Given task:
Write out the listing, please, but only from its first line through the line containing "5.59, 6.15, 6.74];", exactly as given and without pictures.

Collected material:

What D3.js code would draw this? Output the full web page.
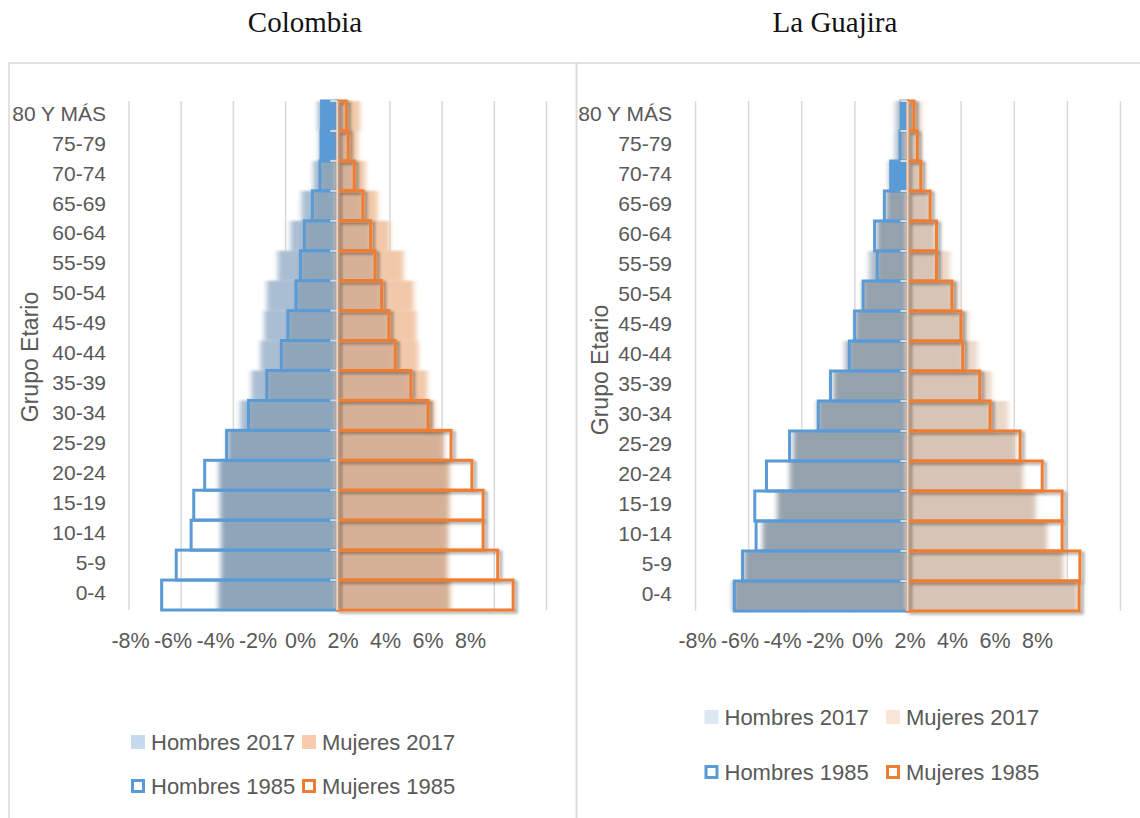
<!DOCTYPE html>
<html>
<head>
<meta charset="utf-8">
<script src="https://cdn.jsdelivr.net/npm/d3@7"></script>
<style>
    body { margin: 0; background: #fff; }
    svg text { font-family: "Liberation Sans", Arial, sans-serif; fill: #595959; }
    svg .title { font-family: Georgia, "Liberation Serif", serif; fill: #111; }
</style>
</head>
<body>
<svg id="chart" width="1140" height="818"></svg>
<script>
// DATA (% of total population, top row first)
const ageGroups = ['80 Y MÁS', '75-79', '70-74', '65-69', '60-64', '55-59', '50-54', '45-49', '40-44',
    '35-39', '30-34', '25-29', '20-24', '15-19', '10-14', '5-9', '0-4'];

const colombiaHombres2017 = [0.75, 0.7, 0.92, 1.37, 1.79, 2.28, 2.7, 2.8, 2.94, 3.29, 3.72, 4.2, 4.52, 4.48, 4.45, 4.45, 4.55];
const colombiaMujeres2017 = [0.87, 0.79, 1.08, 1.54, 2.01, 2.54, 2.93, 3.03, 3.1, 3.45, 3.73, 4.08, 4.29, 4.29, 4.25, 4.22, 4.32];
const colombiaHombres1985 = [0.6, 0.62, 0.66, 0.95, 1.26, 1.41, 1.58, 1.89, 2.14, 2.7, 3.4, 4.24, 5.08, 5.5, 5.6, 6.17, 6.73];
const colombiaMujeres1985 = [0.35, 0.42, 0.65, 0.98, 1.28, 1.45, 1.7, 1.98, 2.22, 2.82, 3.48, 4.36, 5.16, 5.59, 5.59, 6.15, 6.74];

const guajiraHombres2017 = [0.45, 0.47, 0.7, 0.8, 1.14, 1.45, 1.69, 1.96, 2.37, 2.78, 3.4, 4.29, 4.43, 4.9, 5.45, 6.14, 6.6];
const guajiraMujeres2017 = [0.53, 0.47, 0.64, 0.85, 1.05, 1.6, 1.94, 2.29, 2.63, 3.17, 3.79, 4.07, 4.34, 4.82, 5.25, 5.85, 6.4];
const guajiraHombres1985 = [0.24, 0.28, 0.63, 0.87, 1.24, 1.14, 1.67, 1.99, 2.19, 2.9, 3.36, 4.44, 5.31, 5.75, 5.7, 6.21, 6.52];
const guajiraMujeres1985 = [0.24, 0.37, 0.5, 0.85, 1.09, 1.09, 1.67, 2.01, 2.08, 2.72, 3.11, 4.24, 5.07, 5.82, 5.82, 6.49, 6.46];

const gridValues = [-8, -6, -4, -2, 0, 2, 4, 6, 8];
const tickLabels = ['-8%', '-6%', '-4%', '-2%', '0%', '2%', '4%', '6%', '8%'];
const legend2017 = ['Hombres 2017', 'Mujeres 2017'];
const legend1985 = ['Hombres 1985', 'Mujeres 1985'];

// 1985 male bars that come out solid in the original
const solidHombres1985 = {
    'Colombia': ['80 Y MÁS', '75-79'],
    'La Guajira': ['80 Y MÁS', '70-74']
};

const BLUE = '#5b9bd5';
const ORANGE = '#ed7d31';

const svg = d3.select('#chart');

// FILTERS
const defs = svg.append('defs');
defs.append('filter')
    .attr('id', 'soft')
    .attr('filterUnits', 'userSpaceOnUse')
    .attr('x', 0).attr('y', 0).attr('width', 1140).attr('height', 818)
    .append('feGaussianBlur')
    .attr('stdDeviation', '2.5 0.8');

defs.append('filter')
    .attr('id', 'shadow')
    .attr('filterUnits', 'userSpaceOnUse')
    .attr('x', 0).attr('y', 0).attr('width', 1140).attr('height', 818)
    .append('feDropShadow')
    .attr('dx', 3).attr('dy', 2)
    .attr('stdDeviation', 1.5)
    .attr('flood-color', '#000')
    .attr('flood-opacity', 0.35);

const panels = [
    {
        title: 'Colombia', titleX: 305,
        frameX: 9, frameW: 567.5,
        xRange: [128.5, 546], yRange: [101, 610],
        labelRight: 106, yTitleX: 30, yTitleY: 357,
        tickRange: [130, 470], tickY: 633,
        legendX: 131, legendStep: 171, legendY: [742, 786],
        hombres2017: colombiaHombres2017, mujeres2017: colombiaMujeres2017,
        hombres1985: colombiaHombres1985, mujeres1985: colombiaMujeres1985,
        menLight: '#aabed3', menDark: '#8ea5ba',
        womenLight: '#f1c8a9', womenDark: '#d6b197',
        swatchMen: '#c5d9ef', swatchWomen: '#f8cbad'
    },
    {
        title: 'La Guajira', titleX: 835,
        frameX: 576.5, frameW: 600,
        xRange: [695, 1120], yRange: [101, 611],
        labelRight: 672, yTitleX: 600, yTitleY: 370,
        tickRange: [697, 1037], tickY: 633,
        legendX: 704.5, legendStep: 181.5, legendY: [717, 772],
        hombres2017: guajiraHombres2017, mujeres2017: guajiraMujeres2017,
        hombres1985: guajiraHombres1985, mujeres1985: guajiraMujeres1985,
        menLight: '#b9c3ce', menDark: '#95a2ae',
        womenLight: '#ead8ca', womenDark: '#d7c4b5',
        swatchMen: '#dde8f5', swatchWomen: '#fbe5d6'
    }
];

panels.forEach(drawPanel);

function drawPanel(p) {
    const x = d3.scaleLinear().domain([-8, 8]).range(p.xRange);
    const y = d3.scaleBand().domain(ageGroups).range(p.yRange).padding(0);
    const bw = y.bandwidth();
    const g = svg.append('g');

    const rows = ageGroups.map((age, i) => ({
        age: age,
        h17: p.hombres2017[i], m17: p.mujeres2017[i],
        h85: p.hombres1985[i], m85: p.mujeres1985[i]
    }));
    const solid = solidHombres1985[p.title] || [];

    // FRAME + TITLE
    g.append('rect')
        .attr('x', p.frameX).attr('y', 63)
        .attr('width', p.frameW).attr('height', 800)
        .attr('fill', 'none')
        .attr('stroke', '#d9d9d9')
        .attr('stroke-width', 1.5);

    svg.append('text')
        .attr('class', 'title')
        .attr('x', p.titleX).attr('y', 32)
        .attr('text-anchor', 'middle')
        .style('font-size', '29px')
        .text(p.title);

    // GRID
    g.append('g')
        .attr('transform', `translate(0,${p.yRange[0]})`)
        .call(d3.axisBottom(x).tickValues(gridValues).tickSize(p.yRange[1] - p.yRange[0]).tickFormat(''))
        .call(s => s.select('.domain').remove())
        .selectAll('line')
        .attr('stroke', '#d9d9d9')
        .attr('stroke-width', 1.5);

    // 2017 BARS (soft edges, darker where they sit inside the 1985 bar)
    const men = g.append('g').attr('filter', 'url(#soft)');
    men.selectAll('.light').data(rows).join('rect')
        .attr('class', 'light')
        .attr('x', d => x(-d.h17))
        .attr('y', d => y(d.age))
        .attr('width', d => x(0) - x(-d.h17))
        .attr('height', bw)
        .attr('fill', p.menLight);
    men.selectAll('.dark').data(rows).join('rect')
        .attr('class', 'dark')
        .attr('x', d => x(-Math.min(d.h17, d.h85)))
        .attr('y', d => y(d.age))
        .attr('width', d => x(0) - x(-Math.min(d.h17, d.h85)))
        .attr('height', bw)
        .attr('fill', p.menDark);

    const women = g.append('g').attr('filter', 'url(#soft)');
    women.selectAll('.light').data(rows).join('rect')
        .attr('class', 'light')
        .attr('x', x(0))
        .attr('y', d => y(d.age))
        .attr('width', d => x(d.m17) - x(0))
        .attr('height', bw)
        .attr('fill', p.womenLight);
    women.selectAll('.dark').data(rows).join('rect')
        .attr('class', 'dark')
        .attr('x', x(0))
        .attr('y', d => y(d.age))
        .attr('width', d => x(Math.min(d.m17, d.m85)) - x(0))
        .attr('height', bw)
        .attr('fill', p.womenDark);

    // 1985 OUTLINES
    g.append('g').selectAll('rect').data(rows).join('rect')
        .attr('x', d => x(-d.h85))
        .attr('y', d => y(d.age))
        .attr('width', d => x(0) - x(-d.h85))
        .attr('height', bw)
        .attr('fill', d => solid.includes(d.age) ? BLUE : 'none')
        .attr('stroke', BLUE)
        .attr('stroke-width', 3);

    g.append('g').attr('filter', 'url(#shadow)')
        .selectAll('rect').data(rows).join('rect')
        .attr('x', x(0))
        .attr('y', d => y(d.age))
        .attr('width', d => x(d.m85) - x(0))
        .attr('height', bw)
        .attr('fill', 'none')
        .attr('stroke', ORANGE)
        .attr('stroke-width', 3);

    // CENTRE AXIS + small ticks
    g.append('line')
        .attr('x1', x(0)).attr('x2', x(0))
        .attr('y1', p.yRange[0]).attr('y2', p.yRange[1])
        .attr('stroke', '#d9d9d9')
        .attr('stroke-width', 2);
    g.append('g').selectAll('line').data(rows).join('line')
        .attr('x1', x(0) - 7).attr('x2', x(0))
        .attr('y1', d => y(d.age)).attr('y2', d => y(d.age))
        .attr('stroke', '#d9d9d9')
        .attr('stroke-width', 2);

    // CATEGORY LABELS
    g.append('g')
        .attr('transform', `translate(${p.labelRight},-2)`)
        .call(d3.axisLeft(y).tickSize(0).tickPadding(0))
        .call(s => s.select('.domain').remove())
        .selectAll('text')
        .style('font-size', '21px')
        .attr('fill', '#595959');

    // X TICK LABELS (bunched together like the original)
    const tickScale = d3.scalePoint().domain(tickLabels).range(p.tickRange);
    g.append('g')
        .attr('transform', `translate(0,${p.tickY})`)
        .call(d3.axisBottom(tickScale).tickSize(0).tickPadding(0))
        .call(s => s.select('.domain').remove())
        .selectAll('text')
        .style('font-size', '21.5px')
        .attr('fill', '#595959');

    // AXIS TITLE
    g.append('text')
        .attr('transform', `translate(${p.yTitleX},${p.yTitleY}) rotate(-90)`)
        .attr('text-anchor', 'middle')
        .attr('dy', '0.35em')
        .style('font-size', '23px')
        .text('Grupo Etario');

    // LEGEND
    const legendRows = [
        { labels: legend2017, y: p.legendY[0], filled: true },
        { labels: legend1985, y: p.legendY[1], filled: false }
    ];
    const colors2017 = [p.swatchMen, p.swatchWomen];
    const colors1985 = [BLUE, ORANGE];
    legendRows.forEach(r => {
        r.labels.forEach((label, k) => {
            const sx = p.legendX + k * p.legendStep;
            if (r.filled) {
                g.append('rect')
                    .attr('x', sx).attr('y', r.y - 7)
                    .attr('width', 14).attr('height', 14)
                    .attr('fill', colors2017[k]);
            } else {
                g.append('rect')
                    .attr('x', sx + 1.5).attr('y', r.y - 5.5)
                    .attr('width', 11).attr('height', 11)
                    .attr('fill', '#fff')
                    .attr('stroke', colors1985[k])
                    .attr('stroke-width', 3);
            }
            g.append('text')
                .attr('x', sx + 20).attr('y', r.y)
                .attr('dy', '0.35em')
                .style('font-size', '22px')
                .text(label);
        });
    });
}
</script>
</body>
</html>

Expected answer:
What D3.js code would draw this? Output the full web page.
<!DOCTYPE html>
<html>
<head>
<meta charset="utf-8">
<script src="https://cdn.jsdelivr.net/npm/d3@7"></script>
<style>
    body { margin: 0; background: #fff; }
    svg text { font-family: "Liberation Sans", Arial, sans-serif; fill: #595959; }
    svg .title { font-family: Georgia, "Liberation Serif", serif; fill: #111; }
</style>
</head>
<body>
<svg id="chart" width="1140" height="818"></svg>
<script>
// DATA (% of total population, top row first)
const ageGroups = ['80 Y MÁS', '75-79', '70-74', '65-69', '60-64', '55-59', '50-54', '45-49', '40-44',
    '35-39', '30-34', '25-29', '20-24', '15-19', '10-14', '5-9', '0-4'];

const colombiaHombres2017 = [0.75, 0.7, 0.92, 1.37, 1.79, 2.28, 2.7, 2.8, 2.94, 3.29, 3.72, 4.2, 4.52, 4.48, 4.45, 4.45, 4.55];
const colombiaMujeres2017 = [0.87, 0.79, 1.08, 1.54, 2.01, 2.54, 2.93, 3.03, 3.1, 3.45, 3.73, 4.08, 4.29, 4.29, 4.25, 4.22, 4.32];
const colombiaHombres1985 = [0.6, 0.62, 0.66, 0.95, 1.26, 1.41, 1.58, 1.89, 2.14, 2.7, 3.4, 4.24, 5.08, 5.5, 5.6, 6.17, 6.73];
const colombiaMujeres1985 = [0.35, 0.42, 0.65, 0.98, 1.28, 1.45, 1.7, 1.98, 2.22, 2.82, 3.48, 4.36, 5.16, 5.59, 5.59, 6.15, 6.74];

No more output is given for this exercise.